Dar es Salaam. The government has assured companies including owners and operators of Inland Container Depots (ICDs) that their jobs will be secured if a new investors take over the management and operations of the Dar es Salaam Port.

It said the companies working with the port will, instead, have to expand business to meet the new demands that would come with expanded port operations.

Temeke District Commissioner Mobare Matinyi said this yesterday when he toured ICDs located in the district—Hesu Investment Ltd—to acquaint himself with investments in the district and know businesses that contribute to the economy.

Speaking after the tour, the DC said he had a dialogue with the director of the Dar es Salaam Port where he learned the government has plans to build new berths at the port that include berths 12, 13,14, and 15.

“Presently, we have a Kurasini oil jet which will be extended to Kigamboni to form berths 12 to 15 that will be used for storing fuel, cooking oil and gas,” he said.

The DC said he was not privy how much the expansion will cost but learned during the discussion that construction of one berth costs around $100 million and government plans to do that through foreign direct investments.

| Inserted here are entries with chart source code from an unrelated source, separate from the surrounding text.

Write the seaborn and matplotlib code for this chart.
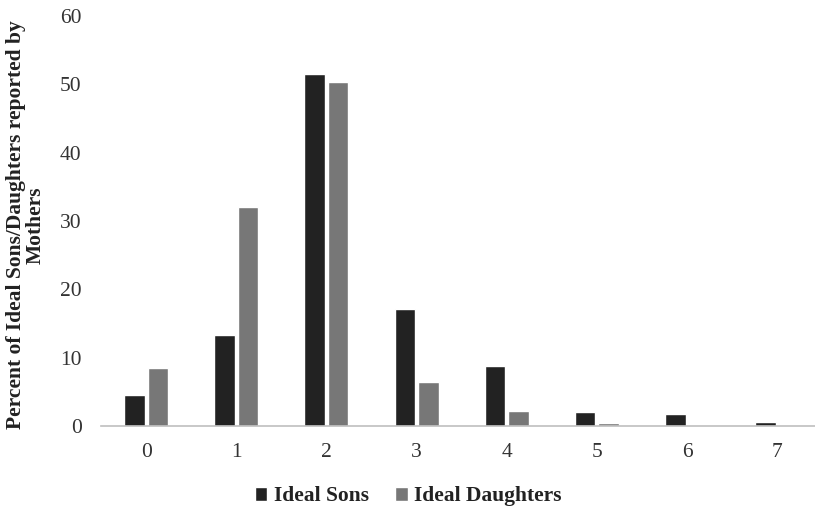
import numpy as np
import pandas as pd
import seaborn as sns
import matplotlib.pyplot as plt

# number of children (categories)
counts = ['0', '1', '2', '3', '4', '5', '6', '7']
ideal_sons = [4.5, 13.4, 51.5, 17.1, 8.8, 2.1, 1.8, 0.6]
ideal_daughters = [8.5, 32.1, 50.3, 6.5, 2.2, 0.5, 0.0, 0.0]
series = ['Ideal Sons', 'Ideal Daughters']
colors = ['#222222', '#777777']


def main():
    df = pd.DataFrame({
        'Count': counts * 2,
        'Percent': ideal_sons + ideal_daughters,
        'Series': [series[0]] * len(counts) + [series[1]] * len(counts),
    })

    sns.set_style('white')
    plt.rcParams['font.family'] = ['Liberation Serif', 'DejaVu Serif']

    fig = plt.figure(figsize=(8.15, 5.14), dpi=100)
    ax = fig.add_axes([0.124, 0.171, 0.876, 0.798])

    sns.barplot(data=df, x='Count', y='Percent', hue='Series',
                order=counts, hue_order=series, palette=colors,
                width=0.52, gap=0.12, saturation=1, ax=ax, legend=True)

    ax.set_xlim(-0.5, 7.42)
    ax.set_ylim(0, 60)
    ax.set_yticks(range(0, 61, 10))
    ax.tick_params(axis='both', length=0, labelsize=15.5, labelcolor='#333333')
    ax.tick_params(axis='x', pad=12)
    ax.tick_params(axis='y', pad=14)

    for side in ['top', 'right', 'left']:
        ax.spines[side].set_visible(False)
    ax.spines['bottom'].set_color('#bfbfbf')
    ax.spines['bottom'].set_linewidth(1.2)

    ax.set_xlabel('')
    ax.set_ylabel('Percent of Ideal Sons/Daughters reported by\nMothers',
                  fontsize=15.5, fontweight='bold', color='#222222',
                  linespacing=1.0)
    ax.yaxis.set_label_coords(-0.077, 0.49)

    ax.legend(loc='upper center', bbox_to_anchor=(0.43, -0.10), ncol=2,
              frameon=False, prop={'size': 15.5, 'weight': 'bold'},
              handlelength=0.6, handleheight=0.6, handletextpad=0.3,
              columnspacing=1.2)
    for t in ax.get_legend().get_texts():
        t.set_color('#222222')

    fig.savefig('out.png', dpi=100)


if __name__ == '__main__':
    main()
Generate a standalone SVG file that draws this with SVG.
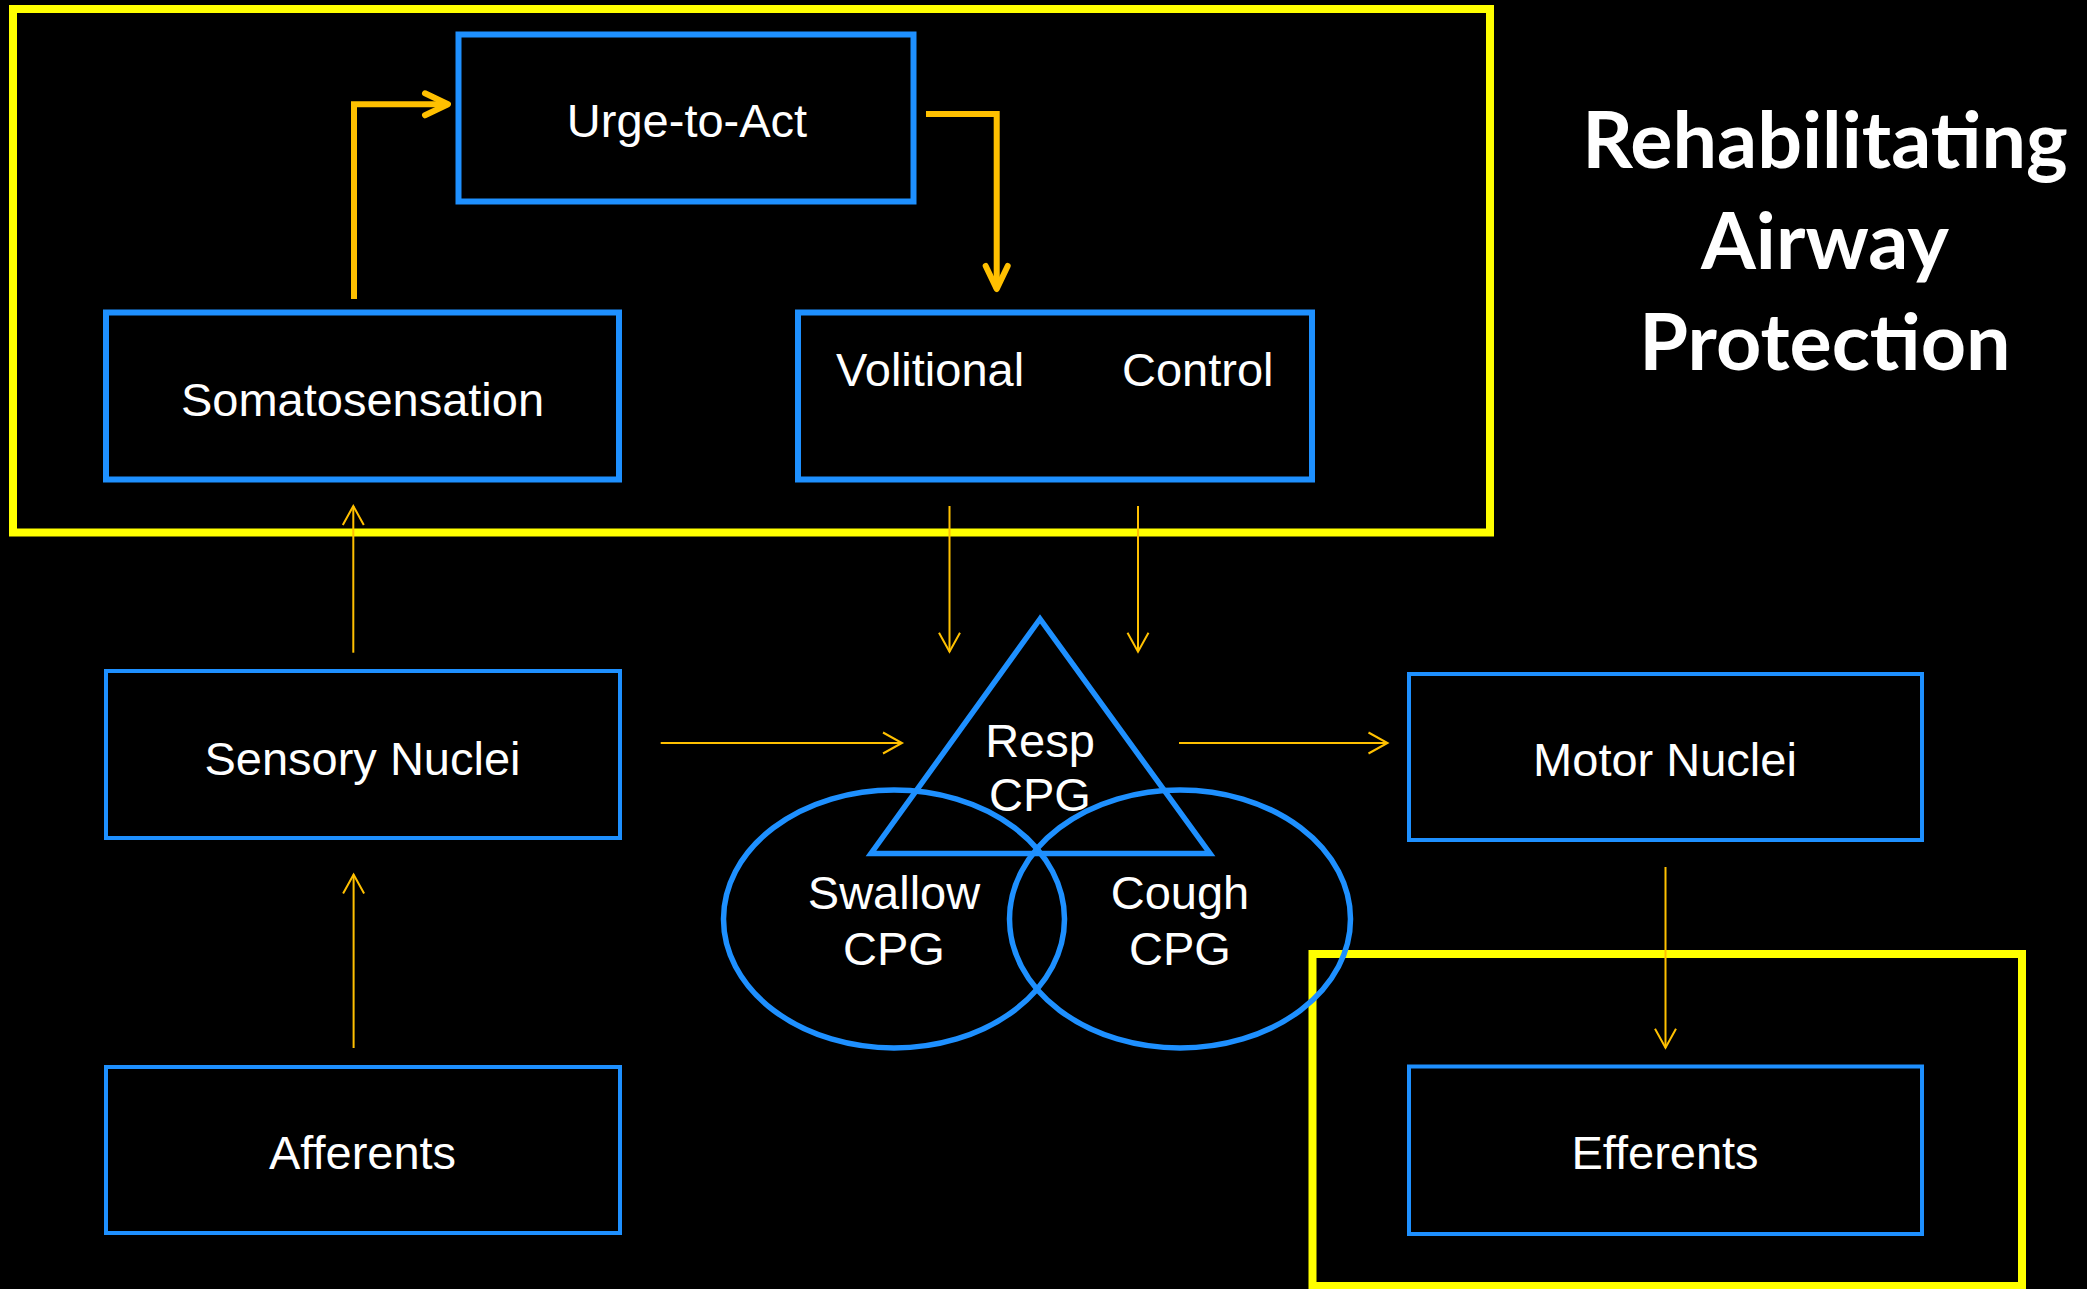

He said the government’s projection was to increase exports and imports at the Dar es Salaam Port to 38 million tonnes or more by 2030. “That’s why the government is looking for an investor who will introduce modern and efficient operations,” said the DC.

The DC added that the current data show that exports and imports at the Dar es Salaam port in the financial year 2022/2023 reached 22.2 million tonnes compared to the Mombasa port that stood at 33.74 million tonnes during the same period.

According to the DC, goods from Uganda and Rwanda passing through the Mombasa port stood at 75 percent last year and fell this year to 65 percent after the improved efficiency at the Dar es Salaam port.

He said that President Samia Suluhu Hassan invested in modern heavy duty cranes that cost between Sh40 billion and 50 billion each.

Mr Matinyi said said plans are also underway to invest in rubber-tired cranes that will be supported by folk lifts and other equipment that require an investor with modern technology.

“If the government decides to expand the port itself instead of seeking an investor it will require at least Sh5 trillion to improve berths 8 to 15,” he said.

According to him, landlocked countries, including Uganda, DRC, Burundi, Rwanda, Zambia, Malawi, and Zimbabwe pass 70 million tonnes of goods through ports including the Dar es Salaam port (8.5 million tonnes) and the rest pass through Mombasa, Beira, Maputo, Durban, and Walbis ports.